The tradition of Christmas carols goes back to the 13th century and the reason that they go door to door is actually a result of carols being banned in churches in medieval times. Many carolers took the word carol literally (to sing and dance in a circle) which meant that the more serious Christmas masses were being ruined and so the Church decided to send the carol singers outside.
Wassail comes from an Anglo-Saxon greeting waes-hael which means “be in good health”. The word became synonymous with the hot mulled apple cider distributed during Yuletide. The drink was made of mulled ale, curdled cream, roasted apples, eggs, cloves, ginger, nutmeg and sugar.
Carolers would take their wassail bowl door-to-door, offering a drink and song in exchange for gifts (and yes, sometimes they did receive actual figgy pudding).
Although gift giving at Christmas was temporarily banned by the Catholic Church in the Middle Ages due to its suspected pagan origins, it was soon popular again as the festive season in the Middle Ages became a time of excess dominated by a great feast, gifts for rich and poor and general indulgence in eating, drinking, dancing and singing.
Christmas has traditionally been seen as a time of reversal of fortunes, where the rich provide gifts for the poor. In medieval times, the gift was generally money and it was provided in a hollow clay pot with a slit in the top which had to be smashed for the money to be taken out. These small clay pots were nicknamed “piggies” and thus became the first version of the piggy banks we use today.
I can’t end this post before sharing some of the more unusual medieval traditions that I discovered.
Yule Mumming from Scandinavia
From Christmas Eve until the Twelfth Night, young men in northern parts of Europe would go about in the middle of the night scaring people in the streets or in their farms. They would be wearing frightening masks and would be “disguised according to the old fashion of the devil.” The young yule mummers would try to scare people by pretending to act like ghosts, trolls or other strange creatures. During the 16th and 17th centuries, the Yule Goat began to appear and would make children shake and quiver and strike them with a kind of “panic fear.”
Soule in France
A popular Christmas past-time in medieval France was the game of soule, which would happen once a year between neighboring villages. The game had many regional variations but was based on a very simple principle: two opposing teams would compete for possession of a large block of wood or a moss-filled leather ball, called the eteuf or pelote.
It was propelled by being punched with the fist, kicked, or struck with curved sticks. In the course of these encounters with dozens of participants involved, all blows were allowed, which explained the large number of resulting injuries and even fatalities. Does that sound a bit like football to anyone other than me?
There is so much more that I would love to share but this already longer than it should be, so I’ll finish it up with the Christmas trolls from Iceland, which may very well be where Santa’s elves originated from or, possibly, the elf on the shelf.
In medieval Iceland, during the Christmas period, daylight would last only 4 to 5 hours, making for long, cold nights. It was also a time of danger, when evil creatures would wander the land. Icelandic sagas relate tales of strange events that happened during the Yule festival.
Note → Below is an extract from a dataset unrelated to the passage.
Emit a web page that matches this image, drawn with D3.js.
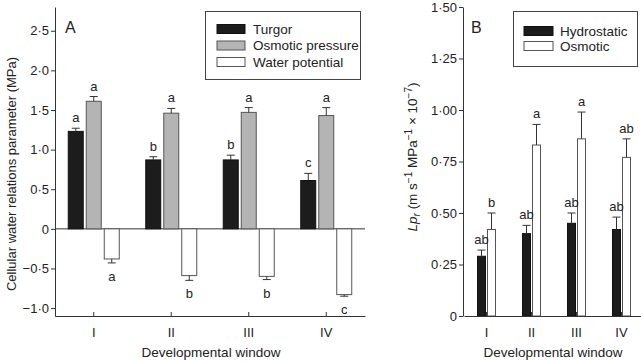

One farmer invited his neighbors to his Christmas feast, only to have several ghosts arrive, who would shake the mud off their clothes and spray the other guests with it and those who tried to stop them would fall sick and die.
By the later Middle Ages the stories and beliefs about Huldufólk (hidden people) were very common, and elves began to be associated with Christmas, they were said to be able to take over a person’s house and would hold wild parties, which I assume explains the messes they would find the next morning.
Whatever traditions that you and yours share, I wish you all a happy and healthy Christmas. Thanks for joining me and I’ll see you next year.